* Begin *

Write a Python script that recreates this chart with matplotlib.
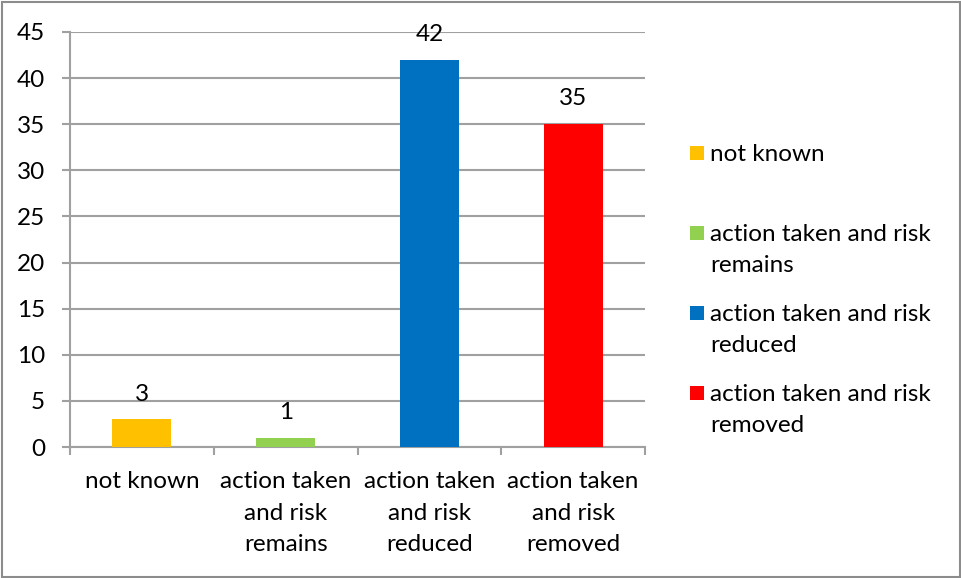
import matplotlib
matplotlib.use("Agg")
import matplotlib.pyplot as plt
from matplotlib.patches import Rectangle
import numpy as np

categories = ["not known", "action taken\nand risk\nremains", "action taken\nand risk\nreduced", "action taken\nand risk\nremoved"]
legend_labels = ["not known", "action taken and risk\nremains", "action taken and risk\nreduced", "action taken and risk\nremoved"]
values = [3, 1, 42, 35]
colors = ["#FFC000", "#92D050", "#0070C0", "#FF0000"]
yticks = [0, 5, 10, 15, 20, 25, 30, 35, 40, 45]

plt.rcParams['font.family'] = ['Lato', 'DejaVu Sans']
FS = 17.5
LS = 1.61
GRID = "#A0A0A0"

W, H = 961, 578
fig = plt.figure(figsize=(W / 100, H / 100), dpi=100)
ax = fig.add_axes([70 / W, 1 - 447 / H, (645 - 70) / W, (447 - 32) / H])

x = np.arange(len(values))
bars = ax.bar(x, values, width=0.41, color=colors, zorder=3)
ax.set_xlim(-0.5, len(values) - 0.5)
ax.set_ylim(0, 45)
ax.set_yticks(yticks)
ax.set_yticklabels([str(t) for t in yticks], fontsize=FS)
ax.yaxis.grid(True, color=GRID, linewidth=1.5, zorder=0)
ax.set_axisbelow(True)

# x ticks at category boundaries, labels at centers
ax.set_xticks(np.arange(len(values) + 1) - 0.5)
ax.set_xticklabels([])
ax.set_xticks(x, minor=True)
ax.set_xticklabels(categories, minor=True, fontsize=FS, linespacing=LS, va='top')
ax.tick_params(axis='x', which='minor', length=0, pad=17.5)
ax.tick_params(axis='x', which='major', length=6, width=1.5, color=GRID, direction='out')
ax.tick_params(axis='y', length=6, width=1.5, color=GRID, direction='out', pad=12)

for s in ['top', 'right']:
    ax.spines[s].set_visible(False)
for s in ['left', 'bottom']:
    ax.spines[s].set_color(GRID)
    ax.spines[s].set_linewidth(1.5)

for xi, v in zip(x, values):
    ax.annotate(str(v), (xi, v), xytext=(0, 13.5), textcoords='offset points',
                ha='center', va='baseline', fontsize=FS)

# legend drawn manually
leg_y_first = [153, 233, 313, 393]
for lab, c, yy in zip(legend_labels, colors, leg_y_first):
    fig.patches.append(Rectangle((690 / W, 1 - (yy + 7) / H), 14 / W, 14 / H,
                                 transform=fig.transFigure, facecolor=c, edgecolor='none'))
    fig.text(710 / W, 1 - (yy - 9) / H, lab, fontsize=FS, va='top', ha='left', linespacing=LS)

# outer border
fig.patches.append(Rectangle((1.5 / W, 1.5 / H), (W - 3) / W, (H - 3) / H,
                             transform=fig.transFigure, facecolor='none', edgecolor='#8C8C8C', linewidth=1.5))

fig.savefig("out.png", dpi=100)
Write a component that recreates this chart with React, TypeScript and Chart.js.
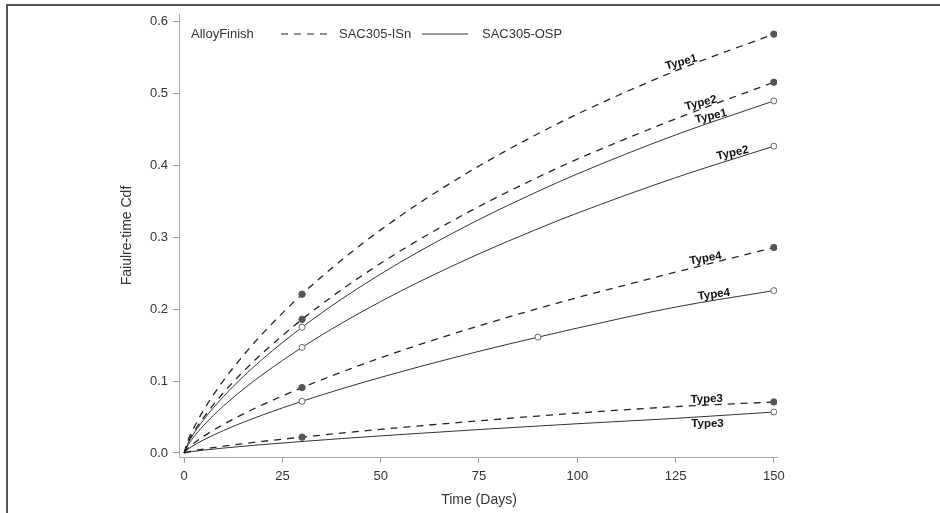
import React, { useEffect, useRef } from "react";
import { Chart, registerables } from "chart.js";

Chart.register(...registerables);

// ---- data ----
const days = [0, 1, 2, 5, 10, 15, 20, 30, 40, 50, 60, 75, 90, 100, 125, 150];
const isnType1 = [0, 0.0175, 0.0298, 0.06, 0.1007, 0.1354, 0.1664, 0.221, 0.2683, 0.3105, 0.3485, 0.3994, 0.4443, 0.4717, 0.5318, 0.583];
const isnType2 = [0, 0.0144, 0.0247, 0.0497, 0.0838, 0.1131, 0.1393, 0.186, 0.227, 0.264, 0.2976, 0.3431, 0.3838, 0.4089, 0.465, 0.516];
const ospType1 = [0, 0.0135, 0.0231, 0.0465, 0.0785, 0.1061, 0.1309, 0.175, 0.214, 0.2491, 0.2812, 0.3249, 0.3641, 0.3884, 0.4427, 0.49];
const ospType2 = [0, 0.0112, 0.0191, 0.0386, 0.0654, 0.0885, 0.1094, 0.147, 0.1804, 0.2108, 0.2388, 0.2772, 0.3121, 0.3338, 0.3832, 0.427];
const isnType4 = [0, 0.0067, 0.0115, 0.0234, 0.0397, 0.0541, 0.0672, 0.091, 0.1125, 0.1325, 0.151, 0.177, 0.2011, 0.2162, 0.2516, 0.286];
const ospType4 = [0, 0.0053, 0.009, 0.0183, 0.0312, 0.0426, 0.053, 0.072, 0.0892, 0.1052, 0.1203, 0.1415, 0.1612, 0.1738, 0.2031, 0.226];
const isnType3 = [0, 0.0016, 0.0027, 0.0055, 0.0094, 0.0129, 0.0162, 0.022, 0.0277, 0.0329, 0.0378, 0.0448, 0.0514, 0.0556, 0.0645, 0.071];
const ospType3 = [0, 0.0011, 0.0019, 0.004, 0.0068, 0.0093, 0.0117, 0.016, 0.02, 0.0238, 0.0274, 0.0326, 0.0375, 0.0407, 0.0482, 0.057];

const xTicks = [0, 25, 50, 75, 100, 125, 150];
const yTicks = [0, 0.1, 0.2, 0.3, 0.4, 0.5, 0.6];
const groupNames = ["SAC305-ISn", "SAC305-OSP"];
const legendTitle = "AlloyFinish";
const xTitle = "Time (Days)";
const yTitle = "Faiulre-time Cdf";

type S = { label: string; group: number; values: number[]; marks: number[]; labelAt: number; below?: boolean };
const seriesList: S[] = [
  { label: "Type1", group: 0, values: isnType1, marks: [30, 150], labelAt: 127 },
  { label: "Type2", group: 0, values: isnType2, marks: [30, 150], labelAt: 132 },
  { label: "Type1", group: 1, values: ospType1, marks: [30, 150], labelAt: 134.5 },
  { label: "Type2", group: 1, values: ospType2, marks: [30, 150], labelAt: 140 },
  { label: "Type4", group: 0, values: isnType4, marks: [30, 150], labelAt: 133 },
  { label: "Type4", group: 1, values: ospType4, marks: [30, 90, 150], labelAt: 135 },
  { label: "Type3", group: 0, values: isnType3, marks: [30, 150], labelAt: 133 },
  { label: "Type3", group: 1, values: ospType3, marks: [150], labelAt: 133, below: true },
];

const FONT = "'Liberation Sans', Arial, sans-serif";

const overlayPlugin = {
  id: "overlay",
  afterDraw(chart: any) {
    const ctx = chart.ctx;
    const ca = chart.chartArea;
    const xs = chart.scales.x;
    ctx.save();
    // curve labels
    ctx.font = `bold 11.5px ${FONT}`;
    ctx.fillStyle = "#111";
    ctx.textAlign = "center";
    ctx.textBaseline = "middle";
    seriesList.forEach((s, i) => {
      const meta = chart.getDatasetMeta(i);
      const pts = meta.data;
      const px = (t: number) => {
        for (let k = 0; k < days.length - 1; k++) {
          if (t >= days[k] && t <= days[k + 1]) {
            const f = (t - days[k]) / (days[k + 1] - days[k]);
            return {
              x: pts[k].x + f * (pts[k + 1].x - pts[k].x),
              y: pts[k].y + f * (pts[k + 1].y - pts[k].y),
            };
          }
        }
        return { x: pts[pts.length - 1].x, y: pts[pts.length - 1].y };
      };
      const p = px(s.labelAt);
      const a = px(Math.max(0, s.labelAt - 12));
      const b = px(Math.min(150, s.labelAt + 12));
      const lineAng = Math.atan2(b.y - a.y, b.x - a.x);
      const ang = s.below ? 0 : lineAng * 0.7;
      const off = s.below ? 8 : -6;
      const nx = -Math.sin(lineAng) * off;
      const ny = Math.cos(lineAng) * off;
      ctx.save();
      ctx.translate(p.x + nx, p.y + ny);
      ctx.rotate(ang);
      ctx.fillText(s.label, 0, 0);
      ctx.restore();
    });
    // legend
    const ly = 34;
    ctx.font = `13px ${FONT}`;
    ctx.fillStyle = "#333";
    ctx.textAlign = "left";
    ctx.fillText(legendTitle, 191, ly);
    ctx.strokeStyle = "#222";
    ctx.lineWidth = 1.2;
    ctx.setLineDash([7, 6]);
    ctx.beginPath();
    ctx.moveTo(281, ly);
    ctx.lineTo(328, ly);
    ctx.stroke();
    ctx.setLineDash([]);
    ctx.fillText(groupNames[0], 339, ly);
    ctx.strokeStyle = "#333";
    ctx.lineWidth = 1;
    ctx.beginPath();
    ctx.moveTo(422, ly);
    ctx.lineTo(468, ly);
    ctx.stroke();
    ctx.fillText(groupNames[1], 482, ly);
    // axis titles
    ctx.font = `14px ${FONT}`;
    ctx.textAlign = "center";
    ctx.fillText(xTitle, (xs.getPixelForValue(0) + xs.getPixelForValue(150)) / 2, 500);
    ctx.save();
    ctx.translate(127, (ca.top + ca.bottom) / 2);
    ctx.rotate(-Math.PI / 2);
    ctx.fillText(yTitle, 0, 0);
    ctx.restore();
    ctx.restore();
  },
};

export default function App() {
  const ref = useRef<HTMLCanvasElement>(null);
  useEffect(() => {
    document.body.style.margin = "0";
    const datasets = seriesList.map((s) => {
      const dashed = s.group === 0;
      return {
        label: s.label,
        data: days.map((d, i) => ({ x: d, y: s.values[i] })),
        showLine: true,
        borderColor: dashed ? "#222" : "#333",
        borderWidth: dashed ? 1.3 : 1,
        borderDash: dashed ? [7, 6] : [],
        cubicInterpolationMode: "monotone" as const,
        pointRadius: (c: any) => (s.marks.includes(days[c.dataIndex]) ? (dashed ? 3.2 : 3) : 0),
        pointBackgroundColor: dashed ? "#555" : "#fff",
        pointBorderColor: dashed ? "#555" : "#666",
        pointBorderWidth: 1,
        pointHoverRadius: 0,
      };
    });
    const chart = new Chart(ref.current!, {
      type: "scatter",
      data: { datasets },
      options: {
        animation: false,
        responsive: false,
        devicePixelRatio: 1,
        layout: { padding: { top: 14, right: 163, bottom: 0, left: 0 } },
        plugins: { legend: { display: false }, tooltip: { enabled: false } },
        scales: {
          x: {
            type: "linear",
            min: -1.3,
            max: 150.8,
            afterBuildTicks: (sc: any) => {
              sc.ticks = xTicks.map((v) => ({ value: v }));
            },
            afterFit: (sc: any) => {
              sc.height = 56;
            },
            border: { color: "#aaa", width: 1 },
            grid: { drawOnChartArea: false, drawTicks: true, tickLength: 6, color: "#999" },
            ticks: {
              color: "#333",
              padding: 6,
              maxRotation: 0,
              font: { family: FONT, size: 13 },
              callback: (v: any) => String(v),
            },
          },
          y: {
            type: "linear",
            min: -0.0056,
            max: 0.611,
            afterBuildTicks: (sc: any) => {
              sc.ticks = yTicks.map((v) => ({ value: v }));
            },
            afterFit: (sc: any) => {
              sc.width = 179;
            },
            border: { color: "#aaa", width: 1 },
            grid: { drawOnChartArea: false, drawTicks: true, tickLength: 6, color: "#999" },
            ticks: {
              color: "#333",
              padding: 5,
              font: { family: FONT, size: 13 },
              callback: (v: any) => Number(v).toFixed(1),
            },
          },
        },
      },
      plugins: [overlayPlugin],
    });
    return () => chart.destroy();
  }, []);
  return (
    <div style={{ position: "absolute", left: 0, top: 0, width: 940, height: 513, background: "#fff" }}>
      <canvas ref={ref} width={940} height={513} style={{ position: "absolute", left: 0, top: 0 }} />
      <div
        style={{
          position: "absolute",
          left: 6,
          top: 4,
          width: 934,
          height: 509,
          borderTop: "2px solid #555",
          borderLeft: "2px solid #555",
          boxSizing: "border-box",
          pointerEvents: "none",
        }}
      />
    </div>
  );
}
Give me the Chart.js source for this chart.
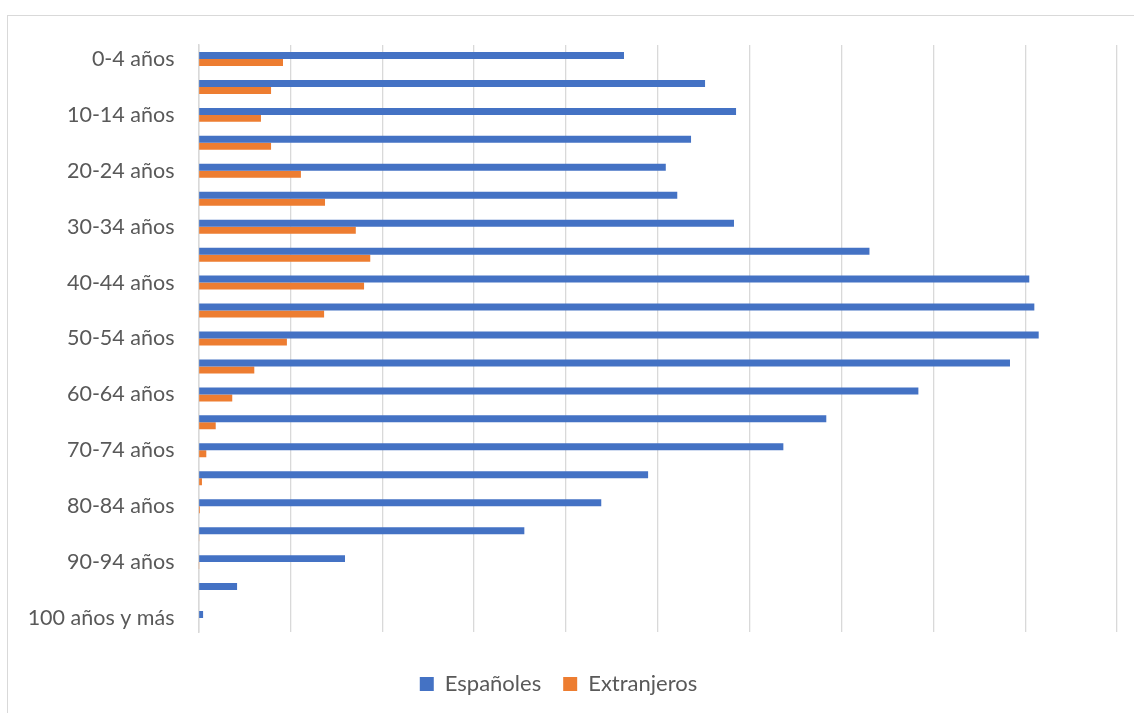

* End *

Reproduce exactly the run of lines beginning with the one that contains "Write a component" and ending with the one that contains "Chart.register(...registerables);". Do not include pictures.

* _Solution for this exercise_:
Write a component that recreates this chart with React, TypeScript and Chart.js.
import React, { useEffect, useRef } from "react";
import { Chart, registerables } from "chart.js";

Chart.register(...registerables);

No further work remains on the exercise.